Kundenbewertungen haben erhebliche geschäftliche Relevanz

Das OLG stellte in seiner Entscheidung besonders die geschäftliche Relevanz der Kundenbewertungen für die zu treffenden Kaufentscheidungen der User heraus. Rezensenten, die für ihre Bewertung eine kleine oder auch größere Belohnung erhalten, seien zwangsläufig nicht frei bei der Abgabe ihres Urteils über die Qualität des zu bewertenden Produkts. Es sei davon auszugehen, dass ein nicht geringer Teil der Rezensenten sich durch die Vergütung veranlasst sehen, ein Produkt positiver zu bewerten als sie es ohne den Erhalt einer Gegenleistung tun würden.

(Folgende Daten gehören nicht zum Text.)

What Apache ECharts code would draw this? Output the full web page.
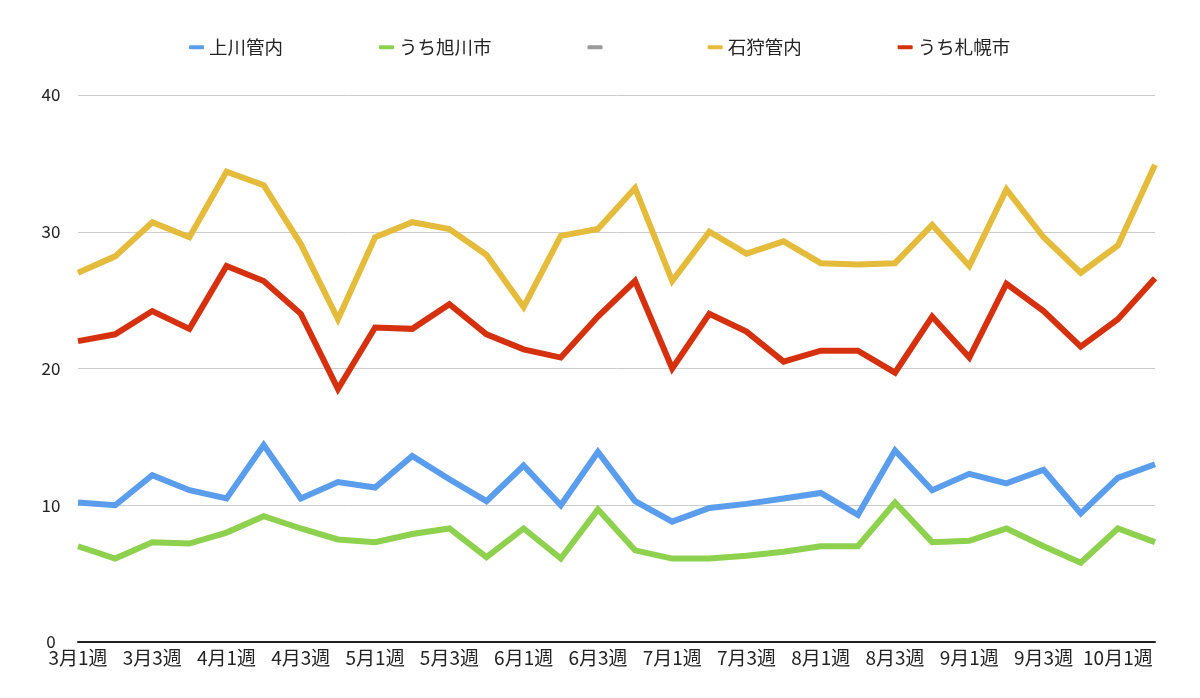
<!DOCTYPE html>
<html>
<head>
<meta charset="utf-8">
<script src="https://cdn.jsdelivr.net/npm/echarts@6/dist/echarts.min.js"></script>
<style>
html,body{margin:0;padding:0;background:#fff;}
#chart{width:1200px;height:698px;}
</style>
</head>
<body>
<div id="chart"></div>
<script>
const categories = ['3月1週','3月2週','3月3週','3月4週','4月1週','4月2週','4月3週','4月4週','5月1週','5月2週','5月3週','5月4週','6月1週','6月2週','6月3週','6月4週','7月1週','7月2週','7月3週','7月4週','8月1週','8月2週','8月3週','8月4週','9月1週','9月2週','9月3週','9月4週','10月1週','10月2週'];
const kamikawa = [10.2,10.0,12.2,11.1,10.5,14.4,10.5,11.7,11.3,13.6,11.9,10.3,12.9,10.0,13.9,10.3,8.8,9.8,10.1,10.5,10.9,9.3,14.0,11.1,12.3,11.6,12.6,9.4,12.0,13.0];
const asahikawa = [7.0,6.1,7.3,7.2,8.0,9.2,8.3,7.5,7.3,7.9,8.3,6.2,8.3,6.1,9.7,6.7,6.1,6.1,6.3,6.6,7.0,7.0,10.2,7.3,7.4,8.3,7.0,5.8,8.3,7.3];
const blank = [];
const ishikari = [27.0,28.2,30.7,29.6,34.4,33.4,29.1,23.6,29.6,30.7,30.2,28.3,24.5,29.7,30.2,33.2,26.4,30.0,28.4,29.3,27.7,27.6,27.7,30.5,27.5,33.1,29.6,27.0,29.0,34.9];
const sapporo = [22.0,22.5,24.2,22.9,27.5,26.4,24.0,18.5,23.0,22.9,24.7,22.5,21.4,20.8,23.8,26.4,20.0,24.0,22.7,20.5,21.3,21.3,19.7,23.8,20.8,26.2,24.2,21.6,23.6,26.6];
const seriesNames = ['上川管内','うち旭川市',' ','石狩管内','うち札幌市'];
const yTicks = [0,10,20,30,40];

const colors = ['#5b9ded','#8dd14f','#9a9a9a','#e5bb3c','#d6310f'];
const dataList = [kamikawa, asahikawa, blank, ishikari, sapporo];
const font = '"Noto Sans CJK JP", "Noto Sans", sans-serif';

const chart = echarts.init(document.getElementById('chart'));
chart.setOption({
  animation: false,
  backgroundColor: '#ffffff',
  textStyle: { fontFamily: font },
  legend: {
    data: seriesNames,
    left: 184,
    top: 33,
    icon: 'roundRect',
    itemWidth: 15,
    itemHeight: 4,
    itemGap: 96,
    textStyle: { fontSize: 18.5, color: '#222', fontFamily: font }
  },
  grid: { left: 78, right: 45, top: 95, bottom: 56, containLabel: false },
  xAxis: {
    type: 'category',
    data: categories,
    boundaryGap: false,
    axisLine: { show: true, lineStyle: { color: '#222', width: 2 } },
    axisTick: { show: false },
    axisLabel: { interval: 1, fontSize: 19, color: '#222', margin: 6, fontFamily: font },
    splitLine: { show: false }
  },
  yAxis: {
    type: 'value',
    min: yTicks[0],
    max: yTicks[yTicks.length - 1],
    interval: yTicks[1] - yTicks[0],
    axisLine: { show: false },
    axisTick: { show: false },
    axisLabel: { fontSize: 17, color: '#222', align: 'center', margin: 27, fontFamily: font },
    splitLine: { lineStyle: { color: '#cccccc', width: 1 } }
  },
  series: seriesNames.map((n, i) => ({
    name: n,
    type: 'line',
    data: dataList[i],
    symbol: 'none',
    color: colors[i],
    lineStyle: { width: 6, color: colors[i], join: 'miter', cap: 'butt' },
    z: 2
  }))
});
</script>
</body>
</html>
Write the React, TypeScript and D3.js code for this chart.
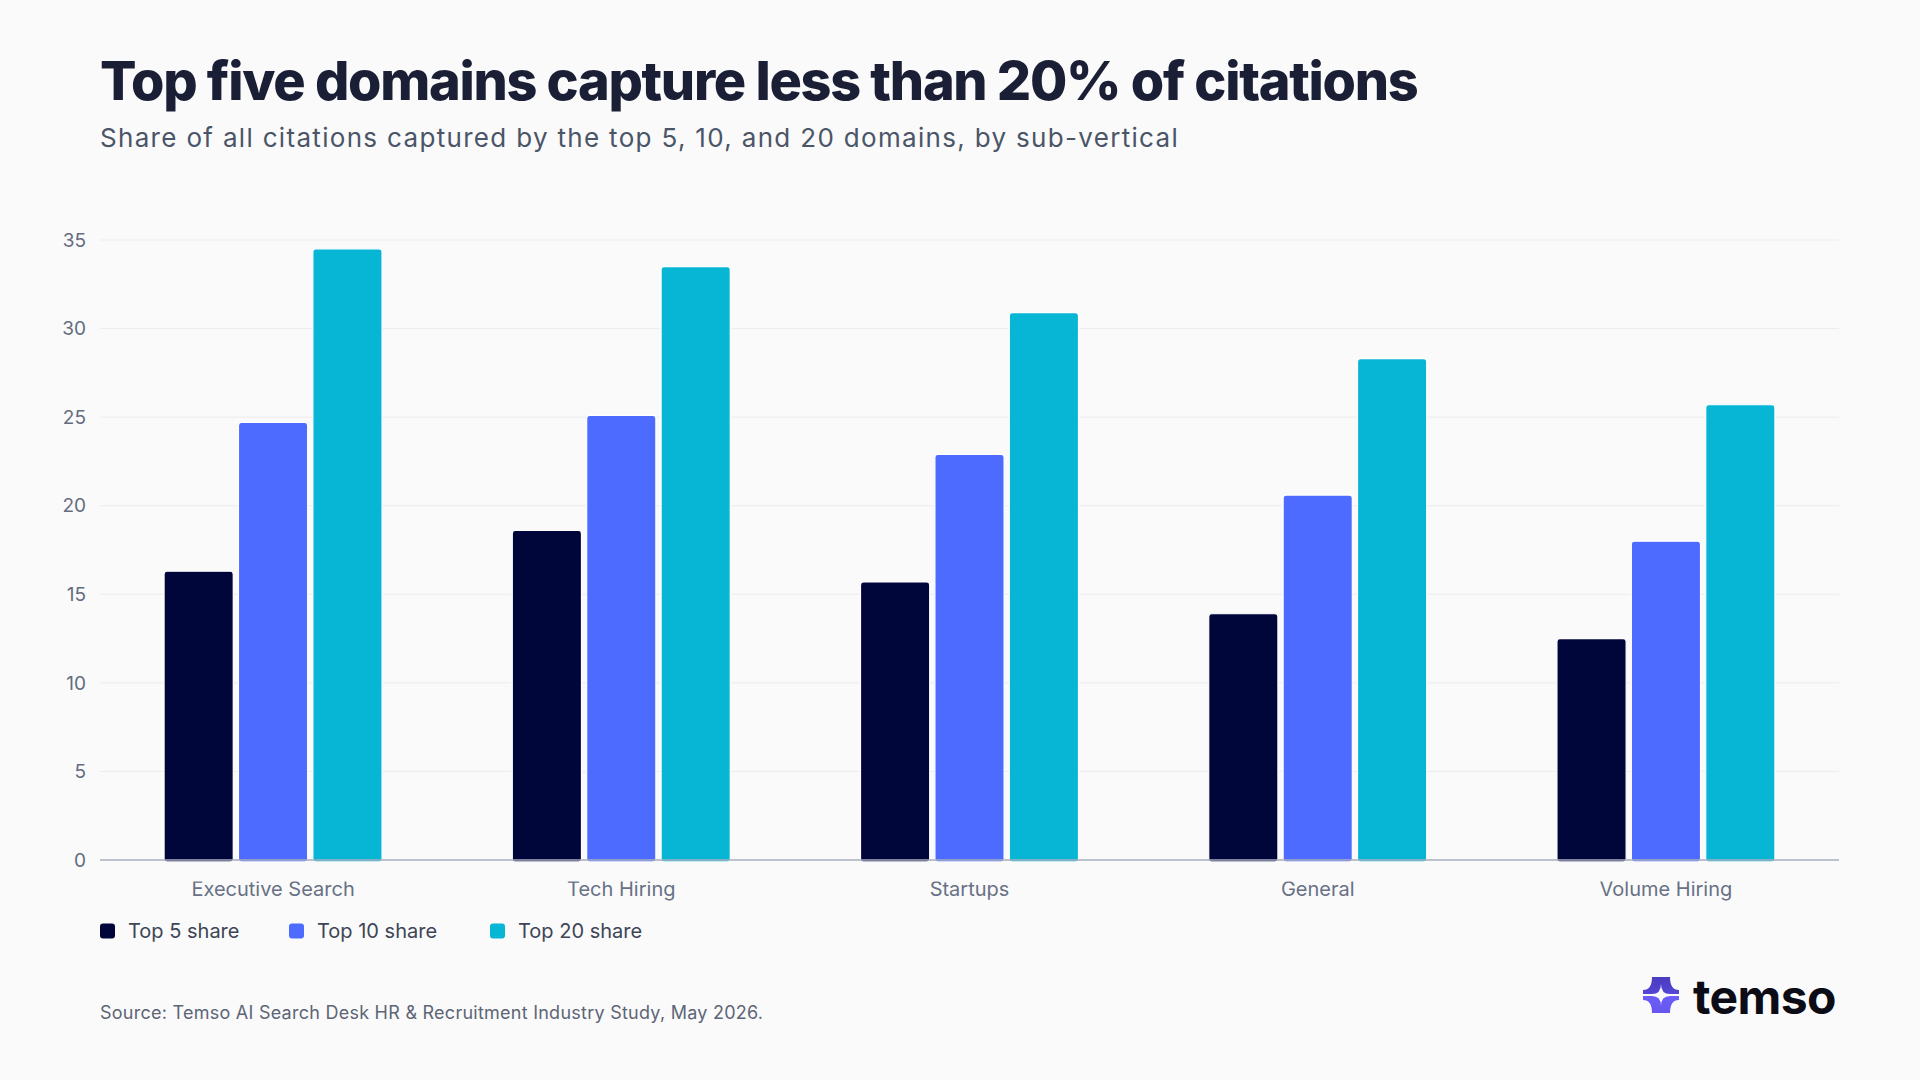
import React from "react";
import * as d3 from "d3";

const categories = ["Executive Search", "Tech Hiring", "Startups", "General", "Volume Hiring"];
const seriesNames = ["Top 5 share", "Top 10 share", "Top 20 share"];
const top5 = [16.3, 18.6, 15.7, 13.9, 12.5];
const top10 = [24.7, 25.1, 22.9, 20.6, 18.0];
const top20 = [34.5, 33.5, 30.9, 28.3, 25.7];
const yTicks = [0, 5, 10, 15, 20, 25, 30, 35];
const colors = ["#00053A", "#4D6BFE", "#06B6D4"];

const W = 1920;
const H = 1080;
const left = 100;
const right = 1839;
const top = 240;
const bottom = 860;

export default function App() {
  const seriesValues = [top5, top10, top20];
  const x0 = d3.scaleBand<string>().domain(categories).range([left, right]).paddingInner(0.374).paddingOuter(0.184);
  const x1 = d3.scaleBand<string>().domain(seriesNames).range([0, x0.bandwidth()]).paddingInner(0.07);
  const y = d3.scaleLinear().domain([0, 35]).range([bottom, top]);
  const font = "Inter, 'Noto Sans', sans-serif";

  const legendX = [100, 289, 490];

  return (
    <div style={{ position: "fixed", left: 0, top: 0, width: W, height: H }}>
      <svg width={W} height={H} viewBox={`0 0 ${W} ${H}`} style={{ display: "block", fontFamily: font }}>
        <defs>
          <linearGradient id="logoTop" x1="0" y1="0" x2="0" y2="1">
            <stop offset="0" stopColor="#4a3cbf" />
            <stop offset="1" stopColor="#5545d6" />
          </linearGradient>
          <linearGradient id="logoBot" x1="0" y1="0" x2="0" y2="1">
            <stop offset="0" stopColor="#6c5ef8" />
            <stop offset="1" stopColor="#6456ee" />
          </linearGradient>
        </defs>
        <rect x={0} y={0} width={W} height={H} fill="#fafafa" />

        <text x={100} y={100} fontSize={54} fontWeight={800} fill="#1a1f36" letterSpacing={-1.3}>
          Top five domains capture less than 20% of citations
        </text>
        <text x={100} y={147} fontSize={26} fontWeight={400} fill="#4a5568" letterSpacing={1.32}>
          Share of all citations captured by the top 5, 10, and 20 domains, by sub-vertical
        </text>

        {yTicks.map((t) => (
          <g key={t}>
            {t > 0 && <line x1={left} x2={right} y1={y(t)} y2={y(t)} stroke="#ececec" strokeWidth={1} />}
            <text x={86} y={y(t)} dy="0.35em" textAnchor="end" fontSize={19} fill="#646c7e">
              {t}
            </text>
          </g>
        ))}

        {categories.map((c, ci) => (
          <g key={c} transform={`translate(${x0(c)},0)`}>
            {seriesNames.map((s, si) => {
              const v = seriesValues[si][ci];
              return (
                <rect
                  key={s}
                  x={x1(s)}
                  y={y(v)}
                  width={x1.bandwidth()}
                  height={bottom - y(v) + 2}
                  rx={3}
                  fill={colors[si]}
                  stroke="#ffffff"
                  strokeWidth={1.2}
                />
              );
            })}
            <text x={x0.bandwidth() / 2} y={896} textAnchor="middle" fontSize={20} fill="#687185">
              {c}
            </text>
          </g>
        ))}
        <rect x={left} y={bottom + 1.5} width={right - left} height={20} fill="#fafafa" />
        <line x1={left} x2={right} y1={bottom} y2={bottom} stroke="#a9aebf" strokeWidth={1.6} />

        {seriesNames.map((s, i) => (
          <g key={s} transform={`translate(${legendX[i]},931)`}>
            <rect x={0} y={-7.5} width={15} height={15} rx={3} fill={colors[i]} />
            <text x={28} y={0} dy="0.35em" fontSize={20} fill="#3d4556">
              {s}
            </text>
          </g>
        ))}

        <text x={100} y={1019} fontSize={18} fill="#5d6577" letterSpacing={0.25}>
          Source: Temso AI Search Desk HR &amp; Recruitment Industry Study, May 2026.
        </text>

        <g transform="translate(1643,977)">
          <path d="M0,17 L0,13 Q9,13 9,0 L27,0 Q27,13 36,13 L36,17 L27,17 Q18,17 18,7 Q18,17 9,17 Z" fill="url(#logoTop)" />
          <path d="M0,19 L0,23 Q9,23 9,36 L27,36 Q27,23 36,23 L36,19 L27,19 Q18,19 18,29 Q18,19 9,19 Z" fill="url(#logoBot)" />
        </g>
        <text x={1693} y={1014} fontSize={48} fontWeight={700} fill="#0c0c16" letterSpacing={-0.6}>
          temso
        </text>
      </svg>
    </div>
  );
}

Dieser Hintergrund müsse daher für den Kunden transparent gemacht werden.

Amazon muss Bewertungssystem künftig anpassen

Mit diesen Argumenten hat das OLG die bereits erstinstanzlich erlassene Unterlassungsverfügung gegen die Online-Verkaufsplattform von Amazon bestätigt. 

OLG-Entscheidung ist nicht anfechtbar

Die im Eilverfahren ergangene Entscheidung des OLG ist nicht anfechtbar. Verstößt Amazon gegen die Verpflichtung, können Ordnungsgelder verhängt werden bis Amazon die Entscheidung umsetzt.

(OLG Frankfurt, Urteil v. 9.6.2022, 6 U 232/21)

Hintergrund

Interessant ist die nun gegen Amazon ergangene Entscheidung des OLG Frankfurt auch insofern, als Amazon selbst im Jahr 2019 ein gerichtliches Verfahren gegen einen Drittanbieter eingereicht und beim OLG eine Entscheidung erwirkt hat, wonach Drittanbieter auf Amazon keine gekauften Produktbewertungen veröffentlichen dürfen. Damals hatte Amazon selbst argumentiert, der Durchschnittsverbraucher gehe bei Produktbewertungen grundsätzlich davon aus, dass diese ohne Gegenleistung erstellt werden (OLG Frankfurt, Beschluss v. 22.2.2019, 6 W 9/19).

Amazon selbst hat das  Early Reviewer Programm im Frühjahr 2021 deaktiviert.